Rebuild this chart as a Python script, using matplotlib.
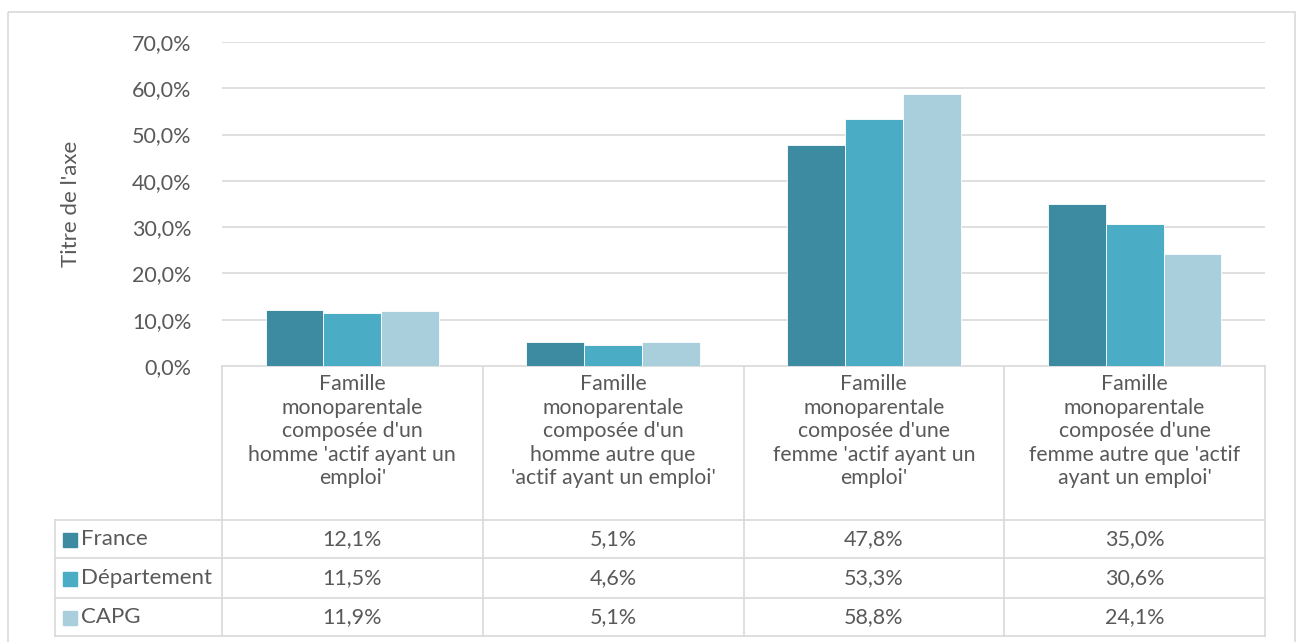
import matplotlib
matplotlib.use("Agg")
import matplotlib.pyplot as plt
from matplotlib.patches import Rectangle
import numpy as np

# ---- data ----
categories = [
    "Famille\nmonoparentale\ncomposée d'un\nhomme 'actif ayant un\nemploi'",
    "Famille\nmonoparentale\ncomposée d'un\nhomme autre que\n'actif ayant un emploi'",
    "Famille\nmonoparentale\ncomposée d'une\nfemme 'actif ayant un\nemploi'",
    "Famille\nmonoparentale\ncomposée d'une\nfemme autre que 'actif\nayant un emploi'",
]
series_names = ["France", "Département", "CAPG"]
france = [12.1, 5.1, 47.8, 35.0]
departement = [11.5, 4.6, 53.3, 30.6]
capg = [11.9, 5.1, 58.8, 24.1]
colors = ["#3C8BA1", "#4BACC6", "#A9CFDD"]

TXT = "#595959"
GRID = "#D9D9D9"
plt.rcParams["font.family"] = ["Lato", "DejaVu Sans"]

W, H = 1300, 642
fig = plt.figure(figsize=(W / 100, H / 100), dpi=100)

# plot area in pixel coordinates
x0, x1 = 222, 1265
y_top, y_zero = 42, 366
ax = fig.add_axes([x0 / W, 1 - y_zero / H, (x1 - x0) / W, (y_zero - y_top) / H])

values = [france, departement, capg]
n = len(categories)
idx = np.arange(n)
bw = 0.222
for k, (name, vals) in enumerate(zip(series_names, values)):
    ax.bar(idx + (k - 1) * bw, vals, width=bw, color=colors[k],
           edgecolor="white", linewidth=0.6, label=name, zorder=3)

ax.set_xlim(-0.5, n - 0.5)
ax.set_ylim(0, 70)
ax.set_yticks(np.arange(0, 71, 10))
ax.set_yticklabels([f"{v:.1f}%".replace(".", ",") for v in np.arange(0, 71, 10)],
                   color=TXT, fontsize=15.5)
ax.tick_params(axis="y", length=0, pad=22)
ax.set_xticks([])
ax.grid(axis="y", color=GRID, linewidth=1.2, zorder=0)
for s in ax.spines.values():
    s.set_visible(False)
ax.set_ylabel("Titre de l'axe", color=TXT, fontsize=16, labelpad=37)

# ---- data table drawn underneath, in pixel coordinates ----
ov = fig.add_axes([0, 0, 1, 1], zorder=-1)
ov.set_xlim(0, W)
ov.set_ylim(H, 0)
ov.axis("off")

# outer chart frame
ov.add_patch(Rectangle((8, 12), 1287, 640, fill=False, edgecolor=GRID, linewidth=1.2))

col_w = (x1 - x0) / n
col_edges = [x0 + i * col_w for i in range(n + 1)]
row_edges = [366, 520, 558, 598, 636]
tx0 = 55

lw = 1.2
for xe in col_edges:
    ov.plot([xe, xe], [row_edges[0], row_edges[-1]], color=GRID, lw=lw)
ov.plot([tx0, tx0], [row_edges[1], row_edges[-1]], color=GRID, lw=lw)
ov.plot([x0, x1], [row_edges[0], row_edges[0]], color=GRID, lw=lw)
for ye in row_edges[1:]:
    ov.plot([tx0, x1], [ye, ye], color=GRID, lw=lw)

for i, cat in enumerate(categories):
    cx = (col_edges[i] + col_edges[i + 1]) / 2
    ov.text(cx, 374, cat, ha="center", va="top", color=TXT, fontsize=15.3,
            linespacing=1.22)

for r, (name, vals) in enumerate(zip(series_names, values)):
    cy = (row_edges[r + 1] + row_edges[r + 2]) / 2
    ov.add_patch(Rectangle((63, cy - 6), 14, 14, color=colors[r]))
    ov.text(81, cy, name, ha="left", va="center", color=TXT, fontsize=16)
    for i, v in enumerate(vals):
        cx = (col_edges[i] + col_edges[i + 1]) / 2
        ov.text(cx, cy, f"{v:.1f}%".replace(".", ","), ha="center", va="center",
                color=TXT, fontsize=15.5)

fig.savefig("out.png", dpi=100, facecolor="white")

...

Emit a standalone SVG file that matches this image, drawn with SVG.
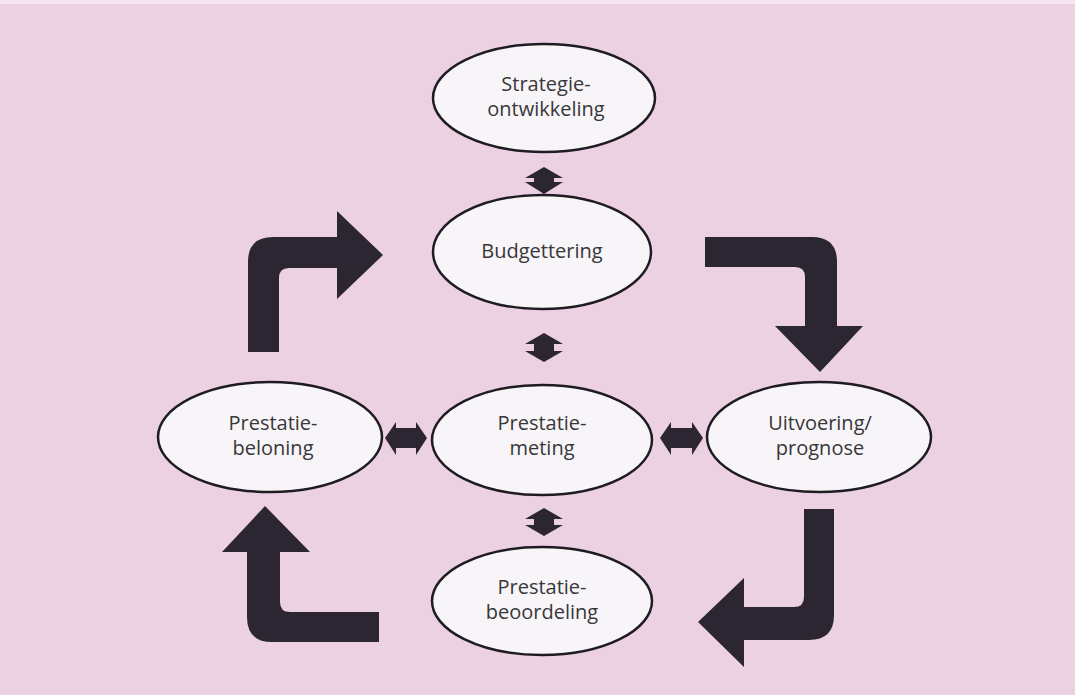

GOAL —
Write out exactly the lines from the one that has "Rebuild this chart" down to the one that has "ax = fig.add_axes([x0", including both. Pictures stay out of the copy.

FINISHED ANSWER —
Rebuild this chart as a Python script, using matplotlib.
import matplotlib
matplotlib.use("Agg")
import matplotlib.pyplot as plt
from matplotlib.patches import Rectangle
import numpy as np

# ---- data ----
categories = [
    "Famille\nmonoparentale\ncomposée d'un\nhomme 'actif ayant un\nemploi'",
    "Famille\nmonoparentale\ncomposée d'un\nhomme autre que\n'actif ayant un emploi'",
    "Famille\nmonoparentale\ncomposée d'une\nfemme 'actif ayant un\nemploi'",
    "Famille\nmonoparentale\ncomposée d'une\nfemme autre que 'actif\nayant un emploi'",
]
series_names = ["France", "Département", "CAPG"]
france = [12.1, 5.1, 47.8, 35.0]
departement = [11.5, 4.6, 53.3, 30.6]
capg = [11.9, 5.1, 58.8, 24.1]
colors = ["#3C8BA1", "#4BACC6", "#A9CFDD"]

TXT = "#595959"
GRID = "#D9D9D9"
plt.rcParams["font.family"] = ["Lato", "DejaVu Sans"]

W, H = 1300, 642
fig = plt.figure(figsize=(W / 100, H / 100), dpi=100)

# plot area in pixel coordinates
x0, x1 = 222, 1265
y_top, y_zero = 42, 366
ax = fig.add_axes([x0 / W, 1 - y_zero / H, (x1 - x0) / W, (y_zero - y_top) / H])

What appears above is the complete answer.